6. Delaying Gratification Our brain is naturally inclined to move away from pain and towards pleasure, to seek what is easy and comfortable. But I learned that the more you can delay gratification, the better your life will be in the future. 

It feels better in the moment to eat that dessert, watch another Netflix episode, or skip the gym, but that’s not going to help future me. I heard of the concept of the rocking chair version of yourself—imagine the 80-year-old version of yourself who can’t move like you used to, who doesn’t have the time and energy to do what your younger self could. Make every decision based on what would make that rocking chair version of yourself proud.

Most of the time, the instantly gratifying option is not the right one. So, I try to suck it up and do the thing that will improve my future life. I still indulge occasionally, but 90% of the time, I choose delayed gratification.
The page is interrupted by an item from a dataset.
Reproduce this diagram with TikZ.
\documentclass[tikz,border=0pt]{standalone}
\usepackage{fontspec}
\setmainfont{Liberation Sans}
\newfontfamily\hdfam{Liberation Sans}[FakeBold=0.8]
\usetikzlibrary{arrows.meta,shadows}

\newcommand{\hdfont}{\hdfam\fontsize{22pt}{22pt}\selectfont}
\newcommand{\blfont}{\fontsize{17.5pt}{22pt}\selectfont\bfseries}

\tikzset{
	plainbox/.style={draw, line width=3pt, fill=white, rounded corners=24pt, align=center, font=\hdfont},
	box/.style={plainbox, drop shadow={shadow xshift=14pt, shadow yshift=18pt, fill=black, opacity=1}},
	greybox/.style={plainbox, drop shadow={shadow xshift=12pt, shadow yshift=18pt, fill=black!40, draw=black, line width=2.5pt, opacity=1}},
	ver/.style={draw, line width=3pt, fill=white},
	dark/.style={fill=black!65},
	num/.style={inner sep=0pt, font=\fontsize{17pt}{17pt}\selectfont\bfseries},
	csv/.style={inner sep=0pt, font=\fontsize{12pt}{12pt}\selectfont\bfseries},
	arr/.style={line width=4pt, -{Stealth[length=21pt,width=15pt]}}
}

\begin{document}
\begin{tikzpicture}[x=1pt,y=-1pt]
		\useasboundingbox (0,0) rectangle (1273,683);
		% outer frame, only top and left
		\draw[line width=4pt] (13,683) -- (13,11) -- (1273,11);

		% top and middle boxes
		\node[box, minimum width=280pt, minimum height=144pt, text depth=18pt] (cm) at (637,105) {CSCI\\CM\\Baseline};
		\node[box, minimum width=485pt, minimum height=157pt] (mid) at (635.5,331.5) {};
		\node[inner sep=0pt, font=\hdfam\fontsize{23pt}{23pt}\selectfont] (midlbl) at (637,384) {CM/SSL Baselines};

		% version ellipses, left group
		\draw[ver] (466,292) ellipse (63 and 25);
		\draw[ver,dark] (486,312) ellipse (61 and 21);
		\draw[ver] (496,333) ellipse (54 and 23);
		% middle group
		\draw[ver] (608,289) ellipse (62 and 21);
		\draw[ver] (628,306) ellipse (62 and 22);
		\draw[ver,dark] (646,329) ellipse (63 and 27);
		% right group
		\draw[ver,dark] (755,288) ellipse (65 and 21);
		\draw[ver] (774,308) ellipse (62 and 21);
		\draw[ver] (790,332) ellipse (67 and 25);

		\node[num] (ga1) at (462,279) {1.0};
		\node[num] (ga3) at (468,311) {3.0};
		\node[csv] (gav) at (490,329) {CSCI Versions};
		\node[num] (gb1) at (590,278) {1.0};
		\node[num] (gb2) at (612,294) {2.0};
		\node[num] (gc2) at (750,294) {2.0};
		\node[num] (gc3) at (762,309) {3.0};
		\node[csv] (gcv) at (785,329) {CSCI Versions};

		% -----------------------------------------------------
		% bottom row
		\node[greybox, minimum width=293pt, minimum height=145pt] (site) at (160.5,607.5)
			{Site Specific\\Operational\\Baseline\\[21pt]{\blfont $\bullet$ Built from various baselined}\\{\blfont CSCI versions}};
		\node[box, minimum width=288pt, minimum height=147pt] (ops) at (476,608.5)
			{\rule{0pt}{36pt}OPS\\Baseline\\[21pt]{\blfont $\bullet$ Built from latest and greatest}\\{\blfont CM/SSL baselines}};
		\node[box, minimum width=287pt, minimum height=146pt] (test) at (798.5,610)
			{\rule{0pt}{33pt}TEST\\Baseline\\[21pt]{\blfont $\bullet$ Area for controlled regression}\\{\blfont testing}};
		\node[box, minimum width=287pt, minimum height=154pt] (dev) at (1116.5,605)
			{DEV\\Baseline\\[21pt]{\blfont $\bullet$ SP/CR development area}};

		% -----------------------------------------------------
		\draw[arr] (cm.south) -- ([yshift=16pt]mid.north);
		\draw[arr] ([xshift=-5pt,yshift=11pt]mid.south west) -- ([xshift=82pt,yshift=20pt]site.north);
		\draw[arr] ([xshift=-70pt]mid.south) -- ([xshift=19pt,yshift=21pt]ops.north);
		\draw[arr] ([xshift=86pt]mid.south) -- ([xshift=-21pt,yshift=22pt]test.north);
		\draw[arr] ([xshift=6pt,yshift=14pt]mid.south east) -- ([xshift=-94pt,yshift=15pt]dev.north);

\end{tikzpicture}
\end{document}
7. Extreme Accountability Lastly, this is more of a mindset than a habit, but it’s arguably the thing that made the most difference in my life in this past decade. 

Once I switched from a victim mindset to an extreme accountability mindset, I saw the most growth. I used to think if only I was raised differently, looked differently, or lived in a different place, my life would be better. It kept me focused on externalities rather than looking inwards.

I remember the day I made the switch clearly. It was my first day at the corporate job I had been working towards, and reality hit me. It felt like a glass shattered, allowing me to see reality for what it was.